Recycling solar panels – Completing the sustainability cycle of photovoltaic power generation

An REA Guest Blog by Dr Dongyoung Kim, Technical Assistant at Reddie & Grose – a firm of UK and European Patent, Trade Mark and Design attorneys


The recent “solar boom” has been driven by technical advances in photovoltaic (PV) technology which have allowed for not only the optimisation in gathering and producing energy, but also a reduction of its associated costs.

According to IRENA’s recent report, by 2020 the global weighted-average total installed cost and the levelised cost of electricity from utility-scale solar PV had fallen to figures comparable to that of coal-fired power generation, the cheapest fossil-fuel competitor. Given the projected cost savings over fossil fuels alongside international response to climate change, the rapid growth of global solar PV capacity is expected to continue.

“Dying” solar panels

But the increasing number of solar panel installations inevitably leads to a problem: What happens to solar panels when they reach the end-of-life (EOL)?

So far, EOL disposal of solar panels has not caused too much concerns as solar panels only started being widely deployed in the early 2000s and the industry standard lifespan is about 25 to 30 years. However, given that most of the solar panels in the world were installed in the past decade (2011-2020) we are likely to see a sudden increase in the number of dead solar panels starting from the mid-2030s.

EOL management of solar panels

You may think that it’s too early to worry about EOL management of solar panels, but we should start taking this issue seriously now.

The good news is that many governments have already started introducing frameworks for recycling, reusing and, if neither is possible, disposing of dead solar panels. For example, in the UK and many European countries, collection, recycling and recovery targets for all solar panels are set according to the Waste Electrical and Electronic Equipment Directive (WEEE Directive).

It is questionable, however, whether the capacity of the existing electronic waste recycling facilities will cope with the increasing volume. Moreover, conventional recycling processes may not deliver the best material recovery rate for solar panel waste.

Material recovery

Obviously, we need to plan for the recycling of EOL solar panels to minimise the environmental impact. We can also extract the materials of their many components, including PV cells, electrical connections and support frame, for further use.

Current material recovery processes typically involve shredding EOL solar panels into small pieces and mechanically separating major components and materials of the panels. This achieves high overall material recovery rates, in line with the existing regulations, such as the EU WEEE Directive.

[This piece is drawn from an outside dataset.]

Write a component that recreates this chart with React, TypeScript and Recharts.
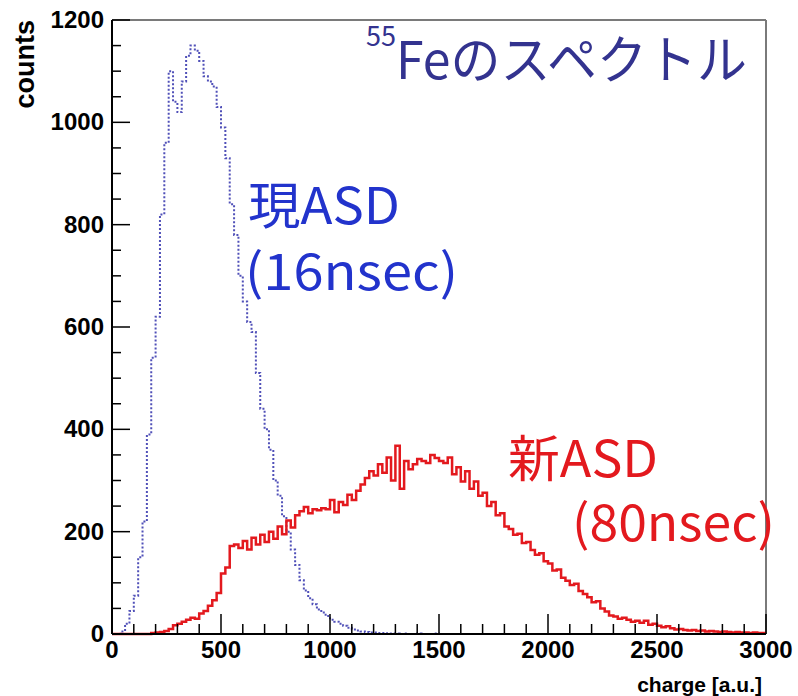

However, processes involving shredding typically accompany loss of high value materials, such as silver, which are dispersed as dust during shredding. Without significant improvements of recycling process, the volume of unrecovered high-value materials would only increase along with the growing volume of solar panel waste.

Environmental impact

Completing the sustainability cycle of solar PV power generation means finding better ways to recycle EOL panels. According to a study, recycling 1,000 kg of silicon PV waste produces greenhouse gas emissions of 4.46×102 kg CO2eq, most of which comes from transport, incinerating plastic materials from the panels and metal recovery.

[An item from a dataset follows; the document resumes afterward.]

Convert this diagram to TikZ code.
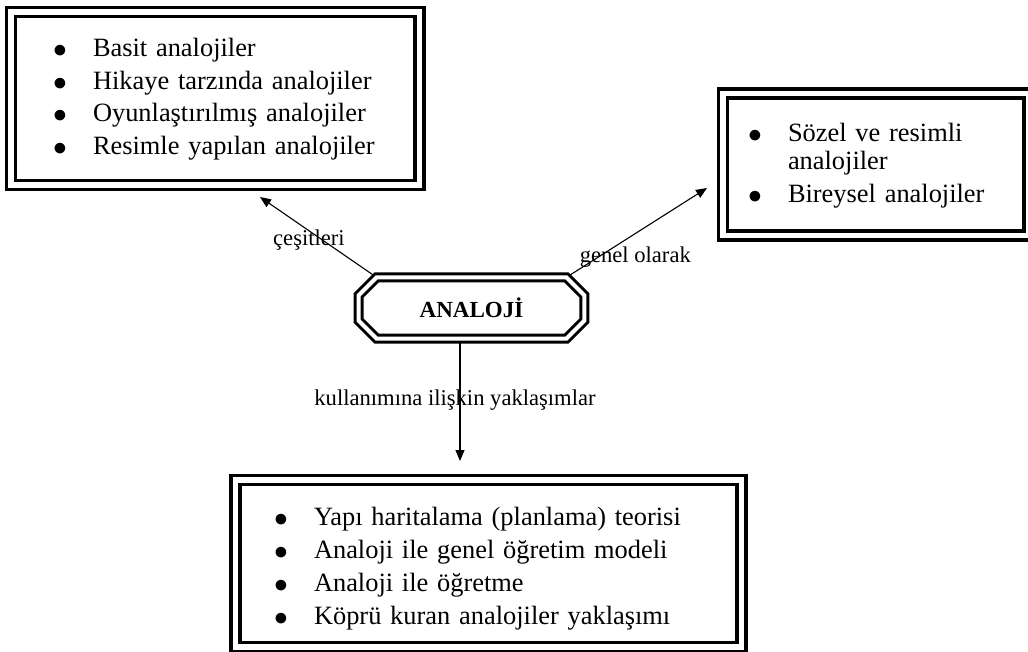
\documentclass[tikz,border=0pt]{standalone}
\usepackage{fontspec}
\setmainfont{Liberation Serif}
\usepackage{xcolor}
\usepackage{tikz}
\usetikzlibrary{positioning,arrows.meta,calc}
\definecolor{ink}{HTML}{000000}
\newcommand{\itm}[1]{\par\noindent\hangindent=20pt\hangafter=1%
  \makebox[20pt][l]{\raisebox{-0.5pt}{\scalebox{1.15}{$\bullet$}}}#1\par}
\newcommand{\padbottom}[1]{\par\kern#1\hrule height 0pt depth 0pt}
\newcommand{\boxfont}{\fontsize{13.2}{13.8}\selectfont\setlength{\parskip}{2.6pt}%
  \hyphenpenalty=10000\exhyphenpenalty=10000}
\tikzset{
  listbox/.style={rectangle,draw=ink,line width=1.7pt,double=white,double distance=2.8pt,
    align=left,font=\boxfont,inner xsep=4pt,inner ysep=0pt},
  lbl/.style={font=\fontsize{11.3}{13}\selectfont,inner sep=0pt},
  fl/.style={-{Triangle[length=5.5pt,width=4.5pt]},draw=ink,line width=0.55pt},
  oct/.style={draw=ink,line width=1.5pt,double=white,double distance=2pt,line join=miter},
}

\begin{document}
\begin{tikzpicture}[x=0.5pt,y=-0.5pt]
  \useasboundingbox[fill=white] (0,0) rectangle (1028,652);
  \node[listbox,minimum height=86.5pt,text width=196.25pt] (kinds) at (215.25,98.5)
    {\leftskip=17pt \itm{Basit analojiler}\itm{Hikaye tarzında analojiler}%
     \itm{Oyunlaştırılmış analojiler}\itm{Resimle yapılan analojiler}\padbottom{6.5pt}};
  \node[listbox,minimum height=71pt,text width=144.75pt] (general) at (875.75,164.5)
    {\leftskip=8.5pt \itm{Sözel ve resimli analojiler}\itm{Bireysel analojiler}\padbottom{6pt}};
  \node[listbox,minimum height=83.5pt,text width=245pt] (usage) at (488.5,563.5)
    {\leftskip=15.25pt \itm{Yapı haritalama (planlama) teorisi}\itm{Analoji ile genel öğretim modeli}%
     \itm{Analoji ile öğretme}\itm{Köprü kuran analojiler yaklaşımı}\padbottom{2pt}};
  \node[minimum width=112.5pt,minimum height=30.25pt,inner sep=0pt,
    font=\fontsize{11.5}{13}\selectfont\bfseries] (an) at (471.5,308) {ANALOJİ};
  \coordinate (kindsTip) at (260,197);
  \coordinate (generalTip) at (707,188);
  \coordinate (usageTip) at (460,461);
  \draw[fl] ([xshift=9pt]an.north west) -- (kindsTip)
    node[lbl,pos=0.58,yshift=-4.5pt] {çeşitleri};
  \draw[fl] ([xshift=-9pt]an.north east) -- (generalTip)
    node[lbl,pos=0.49,yshift=-12pt] {genel olarak};
  \draw[fl] ([xshift=-5.75pt]an.south) -- (usageTip)
    node[lbl,pos=0.5,xshift=-2.5pt] {kullanımına ilişkin yaklaşımlar};
  % octagon frame round the centre node
  \draw[oct] ([xshift=9pt]an.north west) -- ([xshift=-9pt]an.north east)
    -- ([yshift=-9pt]an.north east) -- ([yshift=9pt]an.south east)
    -- ([xshift=-9pt]an.south east) -- ([xshift=9pt]an.south west)
    -- ([yshift=9pt]an.south west) -- ([yshift=-9pt]an.north west) -- cycle;
\end{tikzpicture}
\end{document}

This is equivalent to burning ~193 litres of petrol. Such EOL phase emission is not considered when assessing the environmental impact of solar power generation. As the volume of waste grows, the impact of such emission would become significant.

Future technologies

Advances in solar energy have made the cost per kilowatt-hour of power generation comparable to the cheapest available fossil fuel alternative. The increased profitability of solar power means that government subsidy is no longer a requirement for large-scale solar projects, with opportunities for subsidy-free solar projects expected, leading to cost reductions through economies of scale.

But more work is still needed to make solar power generation more socio-economically and environmentally sustainable. Innovations could solve problems related to EOL solar panels. Developing PV panel recycling processes could increase treatment capacities, improve the quality of extracted materials, and increase material recovery rate.

Solar panels could be redesigned to simplify separation of parts or materials without using a shredder or thermal treatment. PV cell material research, which currently mainly focuses on improving cell efficiency, could be refocused to making cell materials more easily reusable or recyclable. Monitoring the methods of transporting and sorting waste may help us identify which aspects of the EOL phase needs urgent improvement.

The appetite for innovations in the non-cell parts of PV systems will be good news for emerging businesses venturing into solar power. Perhaps the rapid increase in the number of PV related patent filings in recent years is not only a reflection of technological advances of PV cells, but also a sign of a wider range of innovations to come.